Convolutional Occupancy Networks: A New Approach for 3D Reconstruction
The paper "Convolutional Occupancy Networks" by Songyou Peng et al. introduces a novel methodology aimed at improving the state of 3D reconstruction using implicit representations. While implicit neural representations, such as Occupancy Networks, have shown efficacy in the accurate 3D reconstruction of single objects, they face limitations when applied to larger, more complex scenes. The authors address these limitations by incorporating convolutional operations into implicit occupancy decoders, leading to a more scalable and detailed generation of 3D geometries.
Methodology
Problem Formulation
The research centers on overcoming the inefficacies tied to the fully-connected network architectures used in traditional implicit models. These models lack mechanisms for structured reasoning in 3D space and fail to integrate local information effectively. Furthermore, they do not incorporate inductive biases like translational equivariance. To counter these issues, the authors propose a combination of convolutional encoders with implicit occupancy decoders.
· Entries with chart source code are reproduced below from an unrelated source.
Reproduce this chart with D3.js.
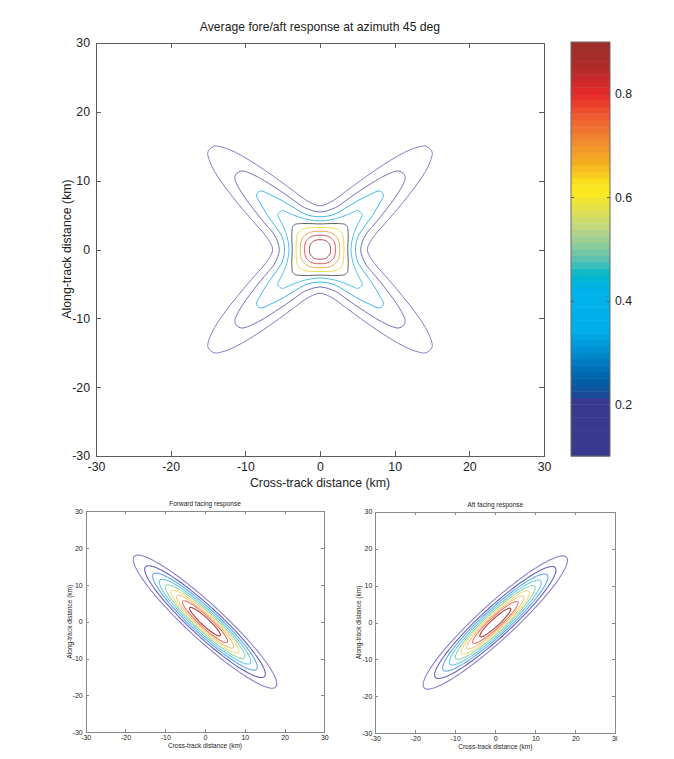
<!DOCTYPE html>
<html>
<head>
<meta charset="utf-8">
<script src="https://cdn.jsdelivr.net/npm/d3@7"></script>
<style>
  body { margin: 0; background: #fff; }
  svg text { font-family: "Liberation Sans", Arial, Helvetica, sans-serif; fill: #222; }
  .ax path, .ax line { stroke: #5c5c5c; shape-rendering: crispEdges; }
</style>
</head>
<body>
<svg width="674" height="759"></svg>
<script>
// contour levels and axis ticks
const levels = [0.1, 0.2, 0.3, 0.4, 0.5, 0.6, 0.7, 0.8, 0.9];
const axisTicks = [-30, -20, -10, 0, 10, 20, 30];
const cbarTicks = [0.2, 0.4, 0.6, 0.8];

// averaged response: one octant (x >= y >= 0) of each contour, km
const avgOct01 = [[6.35, 0], [7.2, 1.9], [8.4, 3.4], [10.0, 5.4], [11.6, 7.5], [13.0, 9.5], [14.1, 11.3], [14.9, 13.2], [15.0, 14.2]];
const avgOct02 = [[5.45, 0], [6.1, 2.1], [6.9, 3.2], [8.0, 4.6], [9.0, 6.0], [10.0, 7.45], [10.9, 9.0], [11.4, 10.3], [11.3, 10.85]];
const avgOct03 = [[4.75, 0], [5.05, 1.75], [6.0, 3.4], [7.0, 4.9], [8.0, 6.75], [8.5, 7.95]];
const avgOct04 = [[4.15, 0], [4.3, 1.35], [4.6, 2.5], [5.05, 3.65], [5.5, 4.6], [5.65, 5.1]];
const avgOct05 = [[3.72, 0], [3.78, 2.0], [3.72, 3.05], [3.68, 3.3]];
const avgOct06 = [[3.2, 0], [3.13, 1.6], [2.97, 2.33]];
const avgOct07 = [[2.65, 0], [2.52, 1.25], [2.2, 1.85]];
const avgOct08 = [[2.07, 0], [1.97, 0.95], [1.7, 1.42]];
const avgOct09 = [[1.42, 0], [1.34, 0.65], [1.14, 0.95]];
const avgOctants = [avgOct01, avgOct02, avgOct03, avgOct04, avgOct05, avgOct06, avgOct07, avgOct08, avgOct09];
const avgColors = ['#8080c6', '#7272bd', '#3cb6ec', '#4cc0ef', '#626262', '#f5da50', '#f2ab62', '#e75c5c', '#b44e4e'];

// single beam ellipses (semi-axes, km) for each level
const beamMajor = [25.1, 21.1, 18.3, 16.0, 13.9, 11.9, 10.0, 7.9, 5.4];
const beamMinor = [4.6, 3.85, 3.35, 2.9, 2.5, 2.15, 1.8, 1.45, 1.0];
const beamColors = ['#8a80d0', '#6464be', '#62a6ec', '#6cc8ee', '#96d6ae', '#f0de80', '#f6c486', '#e67a6c', '#a84444'];

// colorbar colormap stops
const cbarStopVals = [0.1, 0.208, 0.215, 0.247, 0.279, 0.311, 0.344, 0.42, 0.45, 0.479, 0.51, 0.543, 0.575, 0.605, 0.627, 0.665, 0.71, 0.762, 0.8, 0.852, 0.9];
const cbarStopCols = ['#39398f', '#393990', '#1c4896', '#0060a8', '#0078c0', '#0096d8', '#00aeea', '#00b2ea', '#00b8cc', '#58c0b0', '#90cc98', '#c0d880', '#e0e050', '#fae820', '#fbe41e', '#f4b020', '#f08a30', '#ee5530', '#e82828', '#b02a2a', '#9a3028'];

const svg = d3.select('svg');

function octToLoop(oct) {
  const seen = new Map();
  oct.forEach(([a, b]) => {
    [[a, b], [b, a]].forEach(([p, q]) => {
      [[p, q], [-p, q], [p, -q], [-p, -q]].forEach(pt => {
        seen.set(pt[0].toFixed(3) + ',' + pt[1].toFixed(3), pt);
      });
    });
  });
  return Array.from(seen.values()).sort((m, n) => Math.atan2(m[1], m[0]) - Math.atan2(n[1], n[0]));
}

function frame(g, x, y, o) {
  const [x0, x1] = x.range(), [y0, y1] = y.range();
  const fmt = d => String(d);
  g.append('g').attr('class', 'ax').attr('transform', `translate(0,${y0})`)
    .call(d3.axisBottom(x).tickValues(axisTicks).tickSize(-o.tick).tickSizeOuter(0).tickPadding(o.pad).tickFormat(fmt))
    .call(s => s.selectAll('text').style('font-size', o.font + 'px'));
  g.append('g').attr('class', 'ax').attr('transform', `translate(0,${y1})`)
    .call(d3.axisTop(x).tickValues(axisTicks).tickSize(-o.tick).tickSizeOuter(0).tickFormat(''));
  g.append('g').attr('class', 'ax').attr('transform', `translate(${x0},0)`)
    .call(d3.axisLeft(y).tickValues(axisTicks).tickSize(-o.tick).tickSizeOuter(0).tickPadding(o.pad).tickFormat(fmt))
    .call(s => s.selectAll('text').style('font-size', o.font + 'px'));
  g.append('g').attr('class', 'ax').attr('transform', `translate(${x1},0)`)
    .call(d3.axisRight(y).tickValues(axisTicks).tickSize(-o.tick).tickSizeOuter(0).tickFormat(''));
  g.selectAll('.ax text').attr('fill', '#222');
}

// ---------- main plot ----------
const mx = d3.scaleLinear().domain([-30, 30]).range([96, 544]);
const my = d3.scaleLinear().domain([-30, 30]).range([456, 43]);
const main = svg.append('g');

const loopLine = (x, y) => d3.line().x(d => x(d[0])).y(d => y(d[1])).curve(d3.curveCatmullRomClosed.alpha(0.5));

main.selectAll('path.avg')
  .data(avgOctants)
  .enter().append('path')
  .attr('class', 'avg')
  .attr('d', d => loopLine(mx, my)(octToLoop(d)))
  .attr('fill', 'none')
  .attr('stroke', (d, i) => avgColors[i])
  .attr('stroke-width', 1);

frame(main, mx, my, { tick: 5, pad: 6, font: 12.3 });

main.append('text').attr('x', 320).attr('y', 31).attr('text-anchor', 'middle')
  .style('font-size', '12.2px').text('Average fore/aft response at azimuth 45 deg');
main.append('text').attr('x', 320).attr('y', 487).attr('text-anchor', 'middle')
  .style('font-size', '12.3px').text('Cross-track distance (km)');
main.append('text').attr('transform', 'translate(71,249) rotate(-90)').attr('text-anchor', 'middle')
  .style('font-size', '12.3px').text('Along-track distance (km)');

// ---------- colorbar ----------
const cy = d3.scaleLinear().domain([0.1, 0.9]).range([456, 42]);
const cmap = d3.scaleLinear().domain(cbarStopVals).range(cbarStopCols).interpolate(d3.interpolateRgb);
const nCells = 64;
const step = (cy.domain()[1] - cy.domain()[0]) / nCells;
const cbar = svg.append('g');
cbar.selectAll('rect.cell')
  .data(d3.range(nCells))
  .enter().append('rect')
  .attr('class', 'cell')
  .attr('x', 571).attr('width', 39)
  .attr('y', i => cy(0.1 + (i + 1) * step))
  .attr('height', i => cy(0.1 + i * step) - cy(0.1 + (i + 1) * step) + 0.5)
  .attr('fill', i => cmap(0.1 + (i + 0.5) * step));
cbar.append('rect').attr('x', 571).attr('y', 42).attr('width', 39).attr('height', 414)
  .attr('fill', 'none').attr('stroke', '#6a6a6a');
cbar.append('g').attr('class', 'ax').attr('transform', 'translate(610,0)')
  .call(d3.axisRight(cy).tickValues(cbarTicks).tickSize(-3).tickSizeOuter(0).tickPadding(5).tickFormat(d3.format('.1f')))
  .call(s => s.select('.domain').remove())
  .call(s => s.selectAll('text').style('font-size', '12.3px').attr('fill', '#222'));
cbar.append('g').attr('class', 'ax').attr('transform', 'translate(571,0)')
  .call(d3.axisLeft(cy).tickValues(cbarTicks).tickSize(-3).tickSizeOuter(0).tickFormat(''))
  .call(s => s.select('.domain').remove());

// ---------- bottom beams ----------
const ellipseAngles = d3.range(0, 360, 3);
function beamLoop(a, b, rot) {
  const c = Math.cos(rot), s = Math.sin(rot);
  return ellipseAngles.map(t => {
    const u = a * Math.cos(t * Math.PI / 180), v = b * Math.sin(t * Math.PI / 180);
    return [u * c - v * s, u * s + v * c];
  });
}

function beamPanel(title, rotDeg, xr, yr, labelX, clipRight) {
  const bx = d3.scaleLinear().domain([-30, 30]).range(xr);
  const by = d3.scaleLinear().domain([-30, 30]).range(yr);
  const g = svg.append('g');
  if (clipRight) {
    const id = 'clip' + rotDeg;
    svg.append('clipPath').attr('id', id).append('rect').attr('x', 0).attr('y', 490).attr('width', clipRight).attr('height', 269);
    g.attr('clip-path', `url(#${id})`);
  }
  g.selectAll('path.beam')
    .data(levels)
    .enter().append('path')
    .attr('class', 'beam')
    .attr('d', (d, i) => loopLine(bx, by)(beamLoop(beamMajor[i], beamMinor[i], rotDeg * Math.PI / 180)))
    .attr('fill', 'none')
    .attr('stroke', (d, i) => beamColors[i])
    .attr('stroke-width', 1.1);
  frame(g, bx, by, { tick: 3, pad: 3, font: 7 });
  g.selectAll('.ax path, .ax line').style('stroke', '#8a8a8a');
  const cx = (xr[0] + xr[1]) / 2;
  g.append('text').attr('x', cx).attr('y', yr[1] - 5).attr('text-anchor', 'middle')
    .style('font-size', '6.5px').text(title);
  g.append('text').attr('x', cx).attr('y', yr[0] + 16).attr('text-anchor', 'middle')
    .style('font-size', '6.5px').text('Cross-track distance (km)');
  g.append('text').attr('transform', `translate(${labelX},${(yr[0] + yr[1]) / 2}) rotate(-90)`).attr('text-anchor', 'middle')
    .style('font-size', '6.5px').text('Along-track distance (km)');
}

beamPanel('Forward facing response', -45, [85.7, 324.3], [732.3, 511], 71.5, null);
beamPanel('Aft facing response', 45, [375.3, 615.3], [733.3, 511.7], 360.5, 617.5);
</script>
</body>
</html>
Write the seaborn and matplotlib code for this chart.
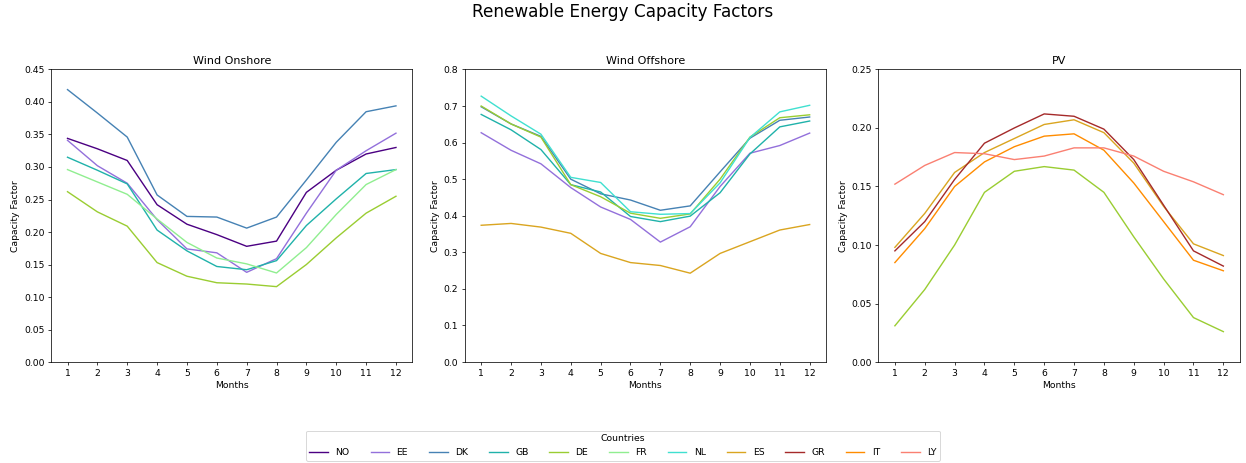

Encoder and Decoder Architecture
The proposed method utilizes convolutional operations, which are inherently translational equivariant, to encode input data into feature representations (either planar or volumetric). Two types of inputs are considered in this work: noisy point clouds and coarse occupancy grids.
- Plane Encoder: Input points are projected orthographically onto canonical planes which are then processed using 2D convolutional U-Nets.
- Volume Encoder: Input features are aggregated into volumetric grids processed using 3D convolutional U-Nets.
The encoded features are subsequently decoded using interpolative methods to predict the occupancy probability of any given point in 3D space. Bilinear or trilinear interpolation techniques are employed to query the feature values, leading to robust occupancy predictions.
Results and Analysis
The performance of Convolutional Occupancy Networks was evaluated across several datasets, namely ShapeNet, a synthetic indoor scene dataset, and real-world datasets such as ScanNet and Matterport 3D.
Object-Level Reconstruction
For object-level reconstruction from noisy point clouds and low-resolution voxel grids, the proposed model significantly outperformed existing approaches such as Occupancy Networks (ONet) and PointConv across all tested metrics. Notably, the multi-plane projection approach achieved higher Intersection over Union (IoU) and Chamfer-L1 scores while maintaining lower computational requirements compared to volumetric representations.
Scene-Level Reconstruction
In synthetic indoor scenes, the convolutional model was adept at capturing intricate geometries and smoothly reconstructing scenes from point clouds. Combining planar and volumetric features yielded finer geometric details than considering each individually. The multi-planar approach provided a more computationally efficient solution while retaining high reconstruction accuracy.
Generalization to Real-World Data
When tested on ScanNet and Matterport3D, which contain real-world room scans, the model demonstrated strong generalization despite being trained only on synthetic data. The volumetric model particularly excelled, delivering smoother reconstructions and handling real-world noise more effectively than plan-based models.
Implications and Future Work
The research provides compelling evidence that convolutional operations enhance the capacity of implicit 3D representations to handle large-scale and complex scenes. This methodological advancement opens avenues for various applications, including but not limited to, indoor scene understanding, virtual reality, and robotic perception.
The future work as hypothesized by the authors could revolve around:
- Expanding the model’s ability to handle rotational equivariance.
- Improving performance disparity between synthetic and real data.
- Potentially extending the principle of convolutional occupancy networks to other domains such as texture modeling and dynamic (4D) surface reconstruction.
This research introduces a clear pathway towards more detailed, accurate, and scalable 3D reconstructions, making it a significant addition to the field of computer vision.